TASK DETAILS: In the data below, find every line that has the string "React", and copy it.

--- Start of SUPPLIED DATA ---

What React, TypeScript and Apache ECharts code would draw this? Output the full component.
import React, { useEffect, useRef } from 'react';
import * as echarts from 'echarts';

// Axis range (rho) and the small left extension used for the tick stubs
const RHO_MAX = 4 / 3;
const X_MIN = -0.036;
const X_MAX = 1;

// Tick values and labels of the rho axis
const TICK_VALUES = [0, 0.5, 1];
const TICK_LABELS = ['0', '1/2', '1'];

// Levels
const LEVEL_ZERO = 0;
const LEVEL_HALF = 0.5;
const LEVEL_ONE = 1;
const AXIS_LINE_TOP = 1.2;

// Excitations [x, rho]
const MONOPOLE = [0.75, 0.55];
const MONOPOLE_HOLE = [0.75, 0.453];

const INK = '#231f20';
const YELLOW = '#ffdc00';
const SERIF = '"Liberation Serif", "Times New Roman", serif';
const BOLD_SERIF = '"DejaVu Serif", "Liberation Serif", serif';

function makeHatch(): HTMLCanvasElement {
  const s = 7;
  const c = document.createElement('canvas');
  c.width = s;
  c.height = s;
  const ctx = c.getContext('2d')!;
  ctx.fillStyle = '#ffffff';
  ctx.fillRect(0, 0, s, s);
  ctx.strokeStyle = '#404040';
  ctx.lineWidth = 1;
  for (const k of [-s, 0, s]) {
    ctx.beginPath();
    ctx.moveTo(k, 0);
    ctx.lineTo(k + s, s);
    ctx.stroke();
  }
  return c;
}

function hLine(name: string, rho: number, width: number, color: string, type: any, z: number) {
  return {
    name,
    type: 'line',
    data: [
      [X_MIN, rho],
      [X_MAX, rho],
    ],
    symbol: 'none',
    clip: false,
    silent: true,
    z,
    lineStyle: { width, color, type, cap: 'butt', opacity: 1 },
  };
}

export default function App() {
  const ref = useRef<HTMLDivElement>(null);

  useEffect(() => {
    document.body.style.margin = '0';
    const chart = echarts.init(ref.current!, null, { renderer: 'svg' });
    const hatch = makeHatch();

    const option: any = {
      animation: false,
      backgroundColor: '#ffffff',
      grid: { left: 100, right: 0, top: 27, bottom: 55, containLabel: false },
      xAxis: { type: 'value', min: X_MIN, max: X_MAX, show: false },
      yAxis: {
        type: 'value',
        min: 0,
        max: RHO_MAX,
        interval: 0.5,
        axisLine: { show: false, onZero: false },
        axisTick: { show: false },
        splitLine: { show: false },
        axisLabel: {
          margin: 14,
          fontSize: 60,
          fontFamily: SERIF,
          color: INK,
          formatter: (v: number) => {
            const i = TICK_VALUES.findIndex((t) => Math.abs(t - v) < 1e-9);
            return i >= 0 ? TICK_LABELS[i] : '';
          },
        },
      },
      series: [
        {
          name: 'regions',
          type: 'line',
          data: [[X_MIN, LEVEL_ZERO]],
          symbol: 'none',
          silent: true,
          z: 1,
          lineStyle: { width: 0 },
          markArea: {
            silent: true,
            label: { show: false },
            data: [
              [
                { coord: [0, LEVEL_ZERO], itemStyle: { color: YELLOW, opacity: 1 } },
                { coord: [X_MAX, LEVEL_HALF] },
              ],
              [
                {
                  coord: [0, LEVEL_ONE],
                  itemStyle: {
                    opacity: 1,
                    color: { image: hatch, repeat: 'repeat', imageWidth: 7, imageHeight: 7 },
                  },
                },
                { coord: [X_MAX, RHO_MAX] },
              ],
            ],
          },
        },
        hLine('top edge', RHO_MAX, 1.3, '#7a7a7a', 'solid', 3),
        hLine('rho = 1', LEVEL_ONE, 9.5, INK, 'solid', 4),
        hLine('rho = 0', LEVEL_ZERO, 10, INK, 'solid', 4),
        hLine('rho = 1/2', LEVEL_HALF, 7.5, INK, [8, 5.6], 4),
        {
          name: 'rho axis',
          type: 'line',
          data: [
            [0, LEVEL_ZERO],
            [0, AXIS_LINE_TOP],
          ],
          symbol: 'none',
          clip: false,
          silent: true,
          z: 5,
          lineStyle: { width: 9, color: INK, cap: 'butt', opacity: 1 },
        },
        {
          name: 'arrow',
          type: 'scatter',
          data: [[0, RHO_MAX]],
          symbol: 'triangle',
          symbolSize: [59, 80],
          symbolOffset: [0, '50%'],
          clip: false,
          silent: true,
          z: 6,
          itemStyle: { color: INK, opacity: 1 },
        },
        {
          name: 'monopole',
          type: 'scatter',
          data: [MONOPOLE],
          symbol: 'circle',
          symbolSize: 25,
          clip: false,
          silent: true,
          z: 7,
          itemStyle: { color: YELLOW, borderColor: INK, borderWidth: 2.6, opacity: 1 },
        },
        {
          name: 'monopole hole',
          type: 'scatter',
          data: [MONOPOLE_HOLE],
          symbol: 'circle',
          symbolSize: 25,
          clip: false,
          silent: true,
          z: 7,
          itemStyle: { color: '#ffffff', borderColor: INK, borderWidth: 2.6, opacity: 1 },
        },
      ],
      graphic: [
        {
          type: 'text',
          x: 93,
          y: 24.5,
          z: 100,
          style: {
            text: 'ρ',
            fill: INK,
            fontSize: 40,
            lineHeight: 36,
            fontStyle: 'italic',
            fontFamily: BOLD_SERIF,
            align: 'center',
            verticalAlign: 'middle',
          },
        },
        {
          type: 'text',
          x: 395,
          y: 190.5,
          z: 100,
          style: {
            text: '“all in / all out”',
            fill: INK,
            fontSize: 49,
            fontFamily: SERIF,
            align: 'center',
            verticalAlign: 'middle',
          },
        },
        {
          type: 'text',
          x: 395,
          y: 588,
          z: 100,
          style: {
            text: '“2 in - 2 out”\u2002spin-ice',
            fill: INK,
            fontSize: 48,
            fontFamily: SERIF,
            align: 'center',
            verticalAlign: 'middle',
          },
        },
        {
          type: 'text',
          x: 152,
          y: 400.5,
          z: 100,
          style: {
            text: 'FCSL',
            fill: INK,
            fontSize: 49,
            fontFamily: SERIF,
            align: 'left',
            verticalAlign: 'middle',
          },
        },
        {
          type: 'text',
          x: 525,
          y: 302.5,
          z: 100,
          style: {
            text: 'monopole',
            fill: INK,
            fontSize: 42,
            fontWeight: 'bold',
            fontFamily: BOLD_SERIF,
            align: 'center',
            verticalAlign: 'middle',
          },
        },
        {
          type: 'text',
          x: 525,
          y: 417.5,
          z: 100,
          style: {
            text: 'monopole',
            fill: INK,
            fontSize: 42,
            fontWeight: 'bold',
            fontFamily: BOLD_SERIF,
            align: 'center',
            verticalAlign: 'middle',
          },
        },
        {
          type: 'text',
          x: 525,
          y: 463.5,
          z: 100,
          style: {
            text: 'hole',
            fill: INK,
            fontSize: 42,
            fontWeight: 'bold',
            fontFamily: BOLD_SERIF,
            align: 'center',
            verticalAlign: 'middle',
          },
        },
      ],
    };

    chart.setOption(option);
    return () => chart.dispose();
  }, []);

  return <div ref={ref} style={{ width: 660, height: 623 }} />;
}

--- End of SUPPLIED DATA ---
--- Start of SUPPLIED DATA ---

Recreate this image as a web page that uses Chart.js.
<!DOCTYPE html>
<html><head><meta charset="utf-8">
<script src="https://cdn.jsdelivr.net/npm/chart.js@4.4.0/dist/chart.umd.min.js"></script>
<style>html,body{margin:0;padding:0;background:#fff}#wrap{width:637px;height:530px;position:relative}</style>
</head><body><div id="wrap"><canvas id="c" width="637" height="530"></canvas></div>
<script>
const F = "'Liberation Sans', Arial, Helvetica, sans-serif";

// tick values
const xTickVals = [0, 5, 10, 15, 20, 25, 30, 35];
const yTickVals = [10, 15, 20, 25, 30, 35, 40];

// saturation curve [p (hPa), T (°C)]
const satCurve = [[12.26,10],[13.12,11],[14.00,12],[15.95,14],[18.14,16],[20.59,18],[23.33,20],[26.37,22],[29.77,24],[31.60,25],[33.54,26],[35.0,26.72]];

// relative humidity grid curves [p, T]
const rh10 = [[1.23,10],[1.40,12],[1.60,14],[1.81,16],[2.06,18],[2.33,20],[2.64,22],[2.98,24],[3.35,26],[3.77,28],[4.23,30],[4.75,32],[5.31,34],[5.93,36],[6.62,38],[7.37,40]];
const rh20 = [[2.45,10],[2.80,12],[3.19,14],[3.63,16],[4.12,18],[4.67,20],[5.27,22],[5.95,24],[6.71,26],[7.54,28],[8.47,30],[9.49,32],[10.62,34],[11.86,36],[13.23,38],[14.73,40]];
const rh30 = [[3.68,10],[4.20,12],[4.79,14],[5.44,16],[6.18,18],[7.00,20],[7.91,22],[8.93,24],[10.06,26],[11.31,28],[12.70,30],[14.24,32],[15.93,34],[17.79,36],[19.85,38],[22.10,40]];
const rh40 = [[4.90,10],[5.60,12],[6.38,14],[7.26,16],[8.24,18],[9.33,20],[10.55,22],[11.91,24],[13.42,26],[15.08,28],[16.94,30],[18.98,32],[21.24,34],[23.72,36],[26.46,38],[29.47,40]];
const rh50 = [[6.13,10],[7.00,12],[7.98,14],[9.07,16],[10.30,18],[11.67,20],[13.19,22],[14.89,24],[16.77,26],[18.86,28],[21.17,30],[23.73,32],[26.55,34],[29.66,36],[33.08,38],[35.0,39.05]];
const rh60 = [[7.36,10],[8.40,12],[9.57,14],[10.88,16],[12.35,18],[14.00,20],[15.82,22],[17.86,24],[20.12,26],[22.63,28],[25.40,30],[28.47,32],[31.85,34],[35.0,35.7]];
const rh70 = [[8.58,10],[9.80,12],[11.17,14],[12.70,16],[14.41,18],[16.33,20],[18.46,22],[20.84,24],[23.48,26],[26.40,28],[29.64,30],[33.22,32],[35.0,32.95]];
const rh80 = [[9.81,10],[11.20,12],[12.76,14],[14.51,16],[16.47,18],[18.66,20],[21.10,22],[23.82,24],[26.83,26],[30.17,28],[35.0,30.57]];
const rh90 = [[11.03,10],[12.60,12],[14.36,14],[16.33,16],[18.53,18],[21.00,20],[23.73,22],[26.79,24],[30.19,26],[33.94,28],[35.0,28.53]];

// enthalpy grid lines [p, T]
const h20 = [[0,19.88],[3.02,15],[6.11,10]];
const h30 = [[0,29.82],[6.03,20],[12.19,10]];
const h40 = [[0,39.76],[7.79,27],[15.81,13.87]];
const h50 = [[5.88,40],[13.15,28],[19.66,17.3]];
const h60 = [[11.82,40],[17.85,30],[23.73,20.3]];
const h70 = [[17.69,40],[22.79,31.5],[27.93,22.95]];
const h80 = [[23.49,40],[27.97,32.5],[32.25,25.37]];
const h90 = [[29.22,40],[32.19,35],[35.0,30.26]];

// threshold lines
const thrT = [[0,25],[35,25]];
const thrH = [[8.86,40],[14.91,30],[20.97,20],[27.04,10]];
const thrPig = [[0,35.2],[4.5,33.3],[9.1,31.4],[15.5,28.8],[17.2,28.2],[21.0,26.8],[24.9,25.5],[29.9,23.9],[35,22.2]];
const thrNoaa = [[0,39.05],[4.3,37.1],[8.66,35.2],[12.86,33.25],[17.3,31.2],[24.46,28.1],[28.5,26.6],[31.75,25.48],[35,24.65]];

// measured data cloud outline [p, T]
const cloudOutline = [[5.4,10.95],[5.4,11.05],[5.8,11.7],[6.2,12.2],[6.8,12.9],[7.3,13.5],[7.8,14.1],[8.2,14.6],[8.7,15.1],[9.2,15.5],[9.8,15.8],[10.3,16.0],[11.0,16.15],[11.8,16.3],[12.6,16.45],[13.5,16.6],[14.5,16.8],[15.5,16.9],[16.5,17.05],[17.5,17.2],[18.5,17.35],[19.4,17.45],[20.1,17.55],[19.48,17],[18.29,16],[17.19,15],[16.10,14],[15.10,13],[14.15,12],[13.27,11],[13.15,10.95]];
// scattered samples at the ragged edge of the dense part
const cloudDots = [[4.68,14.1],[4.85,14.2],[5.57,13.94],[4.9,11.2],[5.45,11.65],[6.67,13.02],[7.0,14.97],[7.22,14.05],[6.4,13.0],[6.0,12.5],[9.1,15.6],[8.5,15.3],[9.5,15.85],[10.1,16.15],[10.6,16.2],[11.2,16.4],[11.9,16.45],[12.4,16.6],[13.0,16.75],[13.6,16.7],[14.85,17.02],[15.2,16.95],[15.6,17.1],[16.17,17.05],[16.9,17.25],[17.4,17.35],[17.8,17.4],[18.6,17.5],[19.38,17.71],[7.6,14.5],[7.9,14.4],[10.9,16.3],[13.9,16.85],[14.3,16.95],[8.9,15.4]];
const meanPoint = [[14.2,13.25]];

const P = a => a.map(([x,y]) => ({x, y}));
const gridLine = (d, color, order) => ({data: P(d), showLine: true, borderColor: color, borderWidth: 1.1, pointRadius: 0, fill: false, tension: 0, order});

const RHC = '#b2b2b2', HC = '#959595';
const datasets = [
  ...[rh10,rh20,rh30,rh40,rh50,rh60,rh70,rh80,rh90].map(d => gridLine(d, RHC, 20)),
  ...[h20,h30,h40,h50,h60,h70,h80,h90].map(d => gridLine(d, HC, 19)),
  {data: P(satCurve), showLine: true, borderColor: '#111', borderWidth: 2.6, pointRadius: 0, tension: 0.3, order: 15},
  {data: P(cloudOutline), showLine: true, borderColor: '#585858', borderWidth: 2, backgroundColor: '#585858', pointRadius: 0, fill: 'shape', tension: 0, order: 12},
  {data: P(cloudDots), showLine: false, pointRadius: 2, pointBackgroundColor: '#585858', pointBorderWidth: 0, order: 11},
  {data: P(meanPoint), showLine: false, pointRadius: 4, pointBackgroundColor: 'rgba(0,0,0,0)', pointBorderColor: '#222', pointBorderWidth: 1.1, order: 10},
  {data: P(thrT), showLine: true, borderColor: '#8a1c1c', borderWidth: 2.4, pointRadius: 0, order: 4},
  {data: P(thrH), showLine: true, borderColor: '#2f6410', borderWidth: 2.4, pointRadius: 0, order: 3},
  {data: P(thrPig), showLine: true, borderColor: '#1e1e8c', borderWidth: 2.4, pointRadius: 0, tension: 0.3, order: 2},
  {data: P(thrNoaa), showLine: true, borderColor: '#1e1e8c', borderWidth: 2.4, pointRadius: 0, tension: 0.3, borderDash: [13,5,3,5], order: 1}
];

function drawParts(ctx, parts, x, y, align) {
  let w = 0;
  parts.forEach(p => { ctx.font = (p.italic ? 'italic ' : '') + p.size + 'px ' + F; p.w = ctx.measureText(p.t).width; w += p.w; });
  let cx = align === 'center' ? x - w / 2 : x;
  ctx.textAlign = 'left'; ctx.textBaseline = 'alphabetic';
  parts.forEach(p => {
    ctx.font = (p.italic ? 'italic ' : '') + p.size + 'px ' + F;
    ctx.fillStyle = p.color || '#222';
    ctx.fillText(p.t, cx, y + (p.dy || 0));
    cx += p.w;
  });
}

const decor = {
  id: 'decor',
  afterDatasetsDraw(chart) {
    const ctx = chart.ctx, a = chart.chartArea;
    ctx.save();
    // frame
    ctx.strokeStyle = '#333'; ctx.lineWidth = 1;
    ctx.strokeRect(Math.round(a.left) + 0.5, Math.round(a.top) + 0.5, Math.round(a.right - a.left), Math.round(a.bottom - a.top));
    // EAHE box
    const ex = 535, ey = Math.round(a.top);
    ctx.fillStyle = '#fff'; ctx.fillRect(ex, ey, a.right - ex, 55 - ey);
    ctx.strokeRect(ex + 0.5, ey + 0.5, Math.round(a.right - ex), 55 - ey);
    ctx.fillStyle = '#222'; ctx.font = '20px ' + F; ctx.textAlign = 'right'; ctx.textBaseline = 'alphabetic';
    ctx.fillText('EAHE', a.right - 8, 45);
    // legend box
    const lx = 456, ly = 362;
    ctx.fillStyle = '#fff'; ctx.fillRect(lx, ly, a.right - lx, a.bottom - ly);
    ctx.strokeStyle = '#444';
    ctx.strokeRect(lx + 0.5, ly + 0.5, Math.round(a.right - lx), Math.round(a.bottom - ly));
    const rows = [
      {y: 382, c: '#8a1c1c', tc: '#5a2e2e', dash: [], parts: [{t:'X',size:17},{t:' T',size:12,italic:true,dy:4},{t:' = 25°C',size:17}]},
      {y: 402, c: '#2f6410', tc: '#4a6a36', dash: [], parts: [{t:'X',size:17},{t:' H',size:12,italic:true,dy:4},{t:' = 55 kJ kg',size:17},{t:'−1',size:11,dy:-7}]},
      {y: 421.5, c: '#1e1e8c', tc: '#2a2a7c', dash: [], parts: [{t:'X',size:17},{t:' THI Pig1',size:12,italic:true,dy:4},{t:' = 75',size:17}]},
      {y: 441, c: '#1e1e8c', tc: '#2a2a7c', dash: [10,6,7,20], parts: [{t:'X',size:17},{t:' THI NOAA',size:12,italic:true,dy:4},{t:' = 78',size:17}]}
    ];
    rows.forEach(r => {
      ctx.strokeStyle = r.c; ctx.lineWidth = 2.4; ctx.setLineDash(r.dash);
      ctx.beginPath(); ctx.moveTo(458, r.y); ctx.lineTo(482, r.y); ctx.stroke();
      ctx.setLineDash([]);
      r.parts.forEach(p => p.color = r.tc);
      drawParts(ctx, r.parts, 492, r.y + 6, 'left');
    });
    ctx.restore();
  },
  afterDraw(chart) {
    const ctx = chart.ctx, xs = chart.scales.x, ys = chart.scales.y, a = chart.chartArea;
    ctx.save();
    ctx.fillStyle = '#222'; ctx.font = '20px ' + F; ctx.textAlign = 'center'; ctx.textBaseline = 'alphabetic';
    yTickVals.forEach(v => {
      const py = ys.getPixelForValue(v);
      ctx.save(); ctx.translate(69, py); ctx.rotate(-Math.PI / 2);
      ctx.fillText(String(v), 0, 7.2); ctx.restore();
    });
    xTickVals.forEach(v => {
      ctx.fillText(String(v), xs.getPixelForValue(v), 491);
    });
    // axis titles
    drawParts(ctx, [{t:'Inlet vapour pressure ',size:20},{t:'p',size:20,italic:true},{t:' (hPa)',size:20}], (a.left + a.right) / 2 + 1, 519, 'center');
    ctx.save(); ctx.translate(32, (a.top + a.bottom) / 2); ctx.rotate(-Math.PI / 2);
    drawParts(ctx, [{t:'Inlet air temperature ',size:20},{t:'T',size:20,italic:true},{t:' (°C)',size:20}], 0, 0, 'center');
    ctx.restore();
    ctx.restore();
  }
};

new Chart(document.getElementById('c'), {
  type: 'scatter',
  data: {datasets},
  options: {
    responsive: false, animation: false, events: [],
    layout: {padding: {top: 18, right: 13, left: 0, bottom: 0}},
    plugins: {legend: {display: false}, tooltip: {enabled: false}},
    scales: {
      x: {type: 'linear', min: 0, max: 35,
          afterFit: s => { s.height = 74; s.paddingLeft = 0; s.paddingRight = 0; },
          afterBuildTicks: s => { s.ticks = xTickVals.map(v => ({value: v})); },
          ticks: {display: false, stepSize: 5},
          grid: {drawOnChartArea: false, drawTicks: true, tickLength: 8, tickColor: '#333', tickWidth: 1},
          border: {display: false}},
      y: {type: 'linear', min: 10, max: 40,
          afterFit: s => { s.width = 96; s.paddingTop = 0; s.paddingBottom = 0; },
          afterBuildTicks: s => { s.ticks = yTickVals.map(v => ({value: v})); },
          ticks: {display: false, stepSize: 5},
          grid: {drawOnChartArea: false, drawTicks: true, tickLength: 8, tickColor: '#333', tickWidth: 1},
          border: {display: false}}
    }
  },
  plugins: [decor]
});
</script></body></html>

--- End of SUPPLIED DATA ---
--- Start of SUPPLIED DATA ---

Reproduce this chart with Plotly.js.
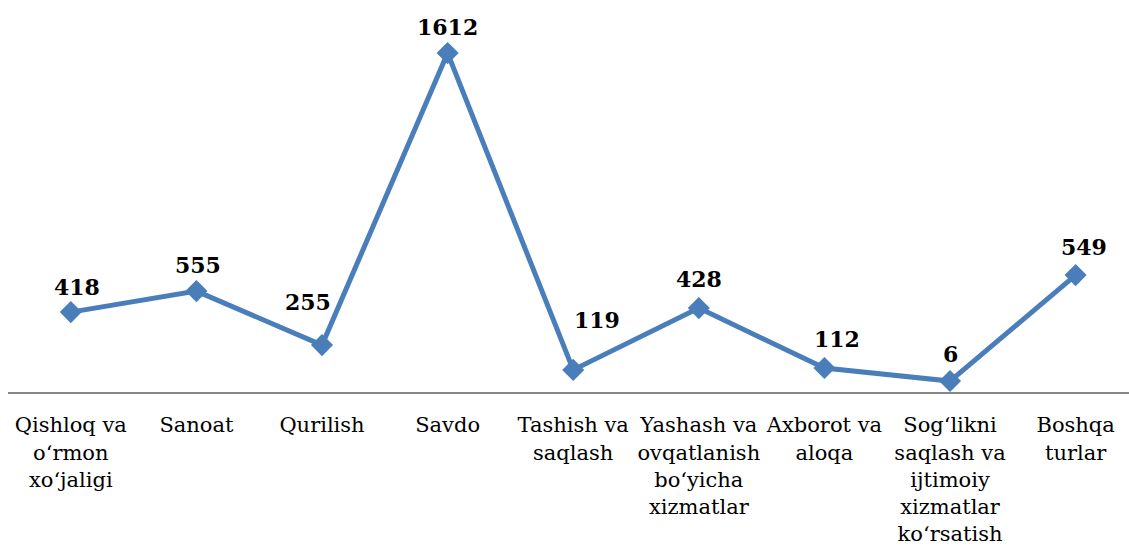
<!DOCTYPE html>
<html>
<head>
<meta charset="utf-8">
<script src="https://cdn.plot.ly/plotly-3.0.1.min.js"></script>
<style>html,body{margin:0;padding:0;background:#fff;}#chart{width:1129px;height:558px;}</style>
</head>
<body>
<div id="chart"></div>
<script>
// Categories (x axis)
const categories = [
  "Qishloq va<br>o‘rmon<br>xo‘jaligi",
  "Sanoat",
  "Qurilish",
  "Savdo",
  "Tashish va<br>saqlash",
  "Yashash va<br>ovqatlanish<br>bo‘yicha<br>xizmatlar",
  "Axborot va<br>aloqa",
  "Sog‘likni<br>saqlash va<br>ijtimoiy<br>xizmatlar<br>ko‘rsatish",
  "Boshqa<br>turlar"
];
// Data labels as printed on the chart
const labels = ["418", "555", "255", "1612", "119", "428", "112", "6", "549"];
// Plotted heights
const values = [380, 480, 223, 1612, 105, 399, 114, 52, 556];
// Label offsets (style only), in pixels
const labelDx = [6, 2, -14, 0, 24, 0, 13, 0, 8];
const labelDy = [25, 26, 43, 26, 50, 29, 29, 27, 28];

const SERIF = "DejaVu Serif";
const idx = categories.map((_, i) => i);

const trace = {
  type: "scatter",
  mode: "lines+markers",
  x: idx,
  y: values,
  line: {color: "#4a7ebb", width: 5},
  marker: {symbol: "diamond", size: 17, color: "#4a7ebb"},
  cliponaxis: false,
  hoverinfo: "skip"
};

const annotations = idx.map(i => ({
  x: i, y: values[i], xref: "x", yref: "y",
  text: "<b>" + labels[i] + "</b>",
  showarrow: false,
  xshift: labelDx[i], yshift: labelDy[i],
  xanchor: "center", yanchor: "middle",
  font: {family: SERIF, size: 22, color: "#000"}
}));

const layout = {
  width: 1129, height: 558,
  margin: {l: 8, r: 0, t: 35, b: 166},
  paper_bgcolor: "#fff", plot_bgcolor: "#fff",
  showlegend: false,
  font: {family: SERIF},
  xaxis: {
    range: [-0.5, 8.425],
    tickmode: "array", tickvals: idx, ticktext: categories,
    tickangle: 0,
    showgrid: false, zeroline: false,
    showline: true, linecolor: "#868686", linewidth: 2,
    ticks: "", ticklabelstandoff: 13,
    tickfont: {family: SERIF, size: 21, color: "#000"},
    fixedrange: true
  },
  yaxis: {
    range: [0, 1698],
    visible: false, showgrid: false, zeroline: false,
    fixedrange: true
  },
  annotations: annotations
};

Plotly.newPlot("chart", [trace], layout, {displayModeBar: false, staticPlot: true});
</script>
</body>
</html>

--- End of SUPPLIED DATA ---

FINISHED TASK:
What React, TypeScript and Apache ECharts code would draw this? Output the full component.
import React, { useEffect, useRef } from 'react';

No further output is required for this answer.